GaN Technology on High-Resistivity Si-substrates for High-Power-Amplifiers
Das, J.; Derluyn, J.; Lorenz, A.; Oprins, H.; Xiao, D.; De Raedt, W.; Cheng, K.; Leys, M.; Degroote, S.; Germain, M.; Borghs, G.
IMEC

During the past decade, Gallium-Nitride (GaN) HEMT technology has attracted considerable interest because of its large potential for high power amplification at microwave and millimeter-wave frequencies. Today it is considered as a strategic superior technology mainly for space, defense and telecommunication applications. For system integration, important criteria are: low cost, high flexibility, high performance, short interconnects, low weight/volume ratio (for space), and optimal thermal management.

At IMEC, we are developing GaN technology both on Si(111) and SiC substrates. The main advantages of Si substrates are: low substrate cost, large substrate availability and compatibility with mainstream Si process technology. A disadvantage however is the lower thermal conductivity. Here we will discuss our recent advances concerning the GaN on Si device performance, Si wafer thinning and through wafer via technology, and GaN power bar design.

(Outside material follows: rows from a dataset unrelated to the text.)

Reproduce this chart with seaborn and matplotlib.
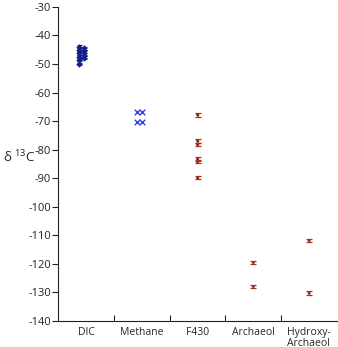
import numpy as np
import pandas as pd
import seaborn as sns
import matplotlib.pyplot as plt

categories = ["DIC", "Methane", "F430", "Archaeol", "Hydroxy-\nArchaeol"]

# DIC (two replicate columns)
dic_a = [-44.0, -45.0, -46.2, -47.4, -48.6, -50.0]
dic_b = [-44.5, -45.6, -46.7, -47.8]
dic_err = 0.5

# Methane (two x-markers per row)
methane = [-66.8, -70.4]

# compound-specific values with error bars
f430 = [-67.8, -77.0, -78.2, -83.3, -84.2, -89.8]
archaeol = [-119.5, -127.9]
hydroxy = [-111.8, -130.2]
comp_err = 0.6

rows = []
for v in dic_a:
    rows.append(("DIC", 0, v, "dic"))
for v in dic_b:
    rows.append(("DIC", 1, v, "dic"))
for v in methane:
    rows.append(("Methane", 0, v, "ch4"))
    rows.append(("Methane", 1, v, "ch4"))
for v in f430:
    rows.append(("F430", 0, v, "lip"))
for v in archaeol:
    rows.append(("Archaeol", 0, v, "lip"))
for v in hydroxy:
    rows.append(("Hydroxy-\nArchaeol", 0, v, "lip"))
df = pd.DataFrame(rows, columns=["cat", "rep", "d13C", "kind"])

# horizontal placement within a category
offsets = {"dic": (-0.12, -0.03), "ch4": (-0.09, 0.0), "lip": (0.0, 0.0)}
df["x"] = [categories.index(c) + offsets[k][r] for c, r, k in zip(df.cat, df.rep, df.kind)]

sns.set_style("ticks")
plt.rcParams["font.family"] = ["Open Sans", "DejaVu Sans"]
plt.rcParams["axes.unicode_minus"] = False

fig = plt.figure(figsize=(3.38, 3.47), dpi=100)
ax = fig.add_axes([0.172, 0.075, 0.825, 0.905])

navy = "#14208a"
blue = "#2f47d6"
red = "#a8321e"

d = df[df.kind == "dic"]
ax.errorbar(d.x, d.d13C, yerr=dic_err, fmt="none", ecolor=navy, elinewidth=0.8, capsize=1.8, capthick=0.8)
sns.scatterplot(data=d, x="x", y="d13C", marker="D", s=9, color=navy, edgecolor=navy, ax=ax)

m = df[df.kind == "ch4"]
sns.scatterplot(data=m, x="x", y="d13C", marker="x", s=16, color=blue, linewidth=1.0, ax=ax)

l = df[df.kind == "lip"]
ax.errorbar(l.x, l.d13C, yerr=comp_err, fmt="none", ecolor=red, elinewidth=0.9, capsize=2.2, capthick=0.9)
sns.scatterplot(data=l, x="x", y="d13C", marker="o", s=4, color="#6a1a10", edgecolor="none", ax=ax)

ax.set_xlim(-0.5, len(categories) - 0.5)
ax.set_ylim(-140, -30)
ax.set_yticks(np.arange(-140, -29, 10))
ax.tick_params(axis="y", direction="out", length=4, width=0.8, labelsize=8, pad=1, colors="#222222")

ax.set_xticks(np.arange(0.5, len(categories) - 0.5, 1))
ax.set_xticklabels([])
ax.tick_params(axis="x", which="major", direction="in", length=4, width=0.8)
ax.set_xticks(np.arange(len(categories)), minor=True)
ax.set_xticklabels(categories, minor=True, multialignment="left", linespacing=1.0)
ax.tick_params(axis="x", which="minor", length=0, labelsize=7.5, pad=4)

for s in ["top", "right"]:
    ax.spines[s].set_visible(False)
for s in ["left", "bottom"]:
    ax.spines[s].set_linewidth(0.8)
    ax.spines[s].set_color("#222222")

ax.set_xlabel("")
ax.set_ylabel("")
fig.text(0.058, 0.548, r"δ $^{\mathregular{13}}$C", fontsize=9.5, ha="center", va="center")

fig.savefig("out.png", dpi=100)
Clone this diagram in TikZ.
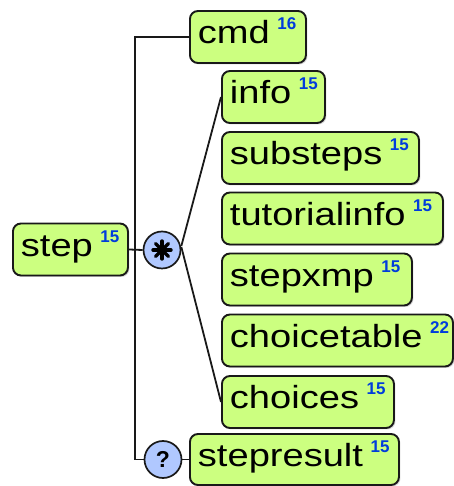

AlGaN/GaN HEMTs were grown onto high resistivity (HR) Si(111) substrates. The buffer was optimized to obtain a low substrate RF-loss which is an important requirement for RF application. On coplanar waveguides, a loss of -0.28 dB/mm was obtained at 4 GHz. Power cells, with 0.5μm gate length and 1.5mm gate width, were measured using pulsed load pull measurements at 4 GHz, resulting in an output power up to 6.3 W/mm at 60 V drain bias.

To realize a high power amplifier (HPA) module, we are using a system-in-a-package (SIP) approach. Here, the GaN power bar and passive components will be processed separately, but finally integrated into the same package. This approach has clearly the advantage that high flexibility, optimized performance and low cost can be combined together. For the passive components, a thin film multi-chip module (MCM) technology is used. The GaN power bar will be integrated on top of the MCM substrate. Thermal simulations were done to optimize the thermal dissipation towards the MCM substrate. To minimize the interconnect length between the power bar and the passives, a through-wafer-via technology was developed for Si(111) substrates. Note that due to the Si wafer thinning, the thermal performance significantly improves.

In conclusion, our GaN on HR-Si technology shows very promising power characteristics, in order to realize a C-band HPA using a SIP-approach. A through-wafer-via process is implemented to integrate the GaN power-bars onto the MCM substrate.

This work was supported by ESA (contract No. 20455/06/NL/GLC & 20073/06/NL/PA), and in collaboration with AMCAD-engineering and Thales Alenia Space.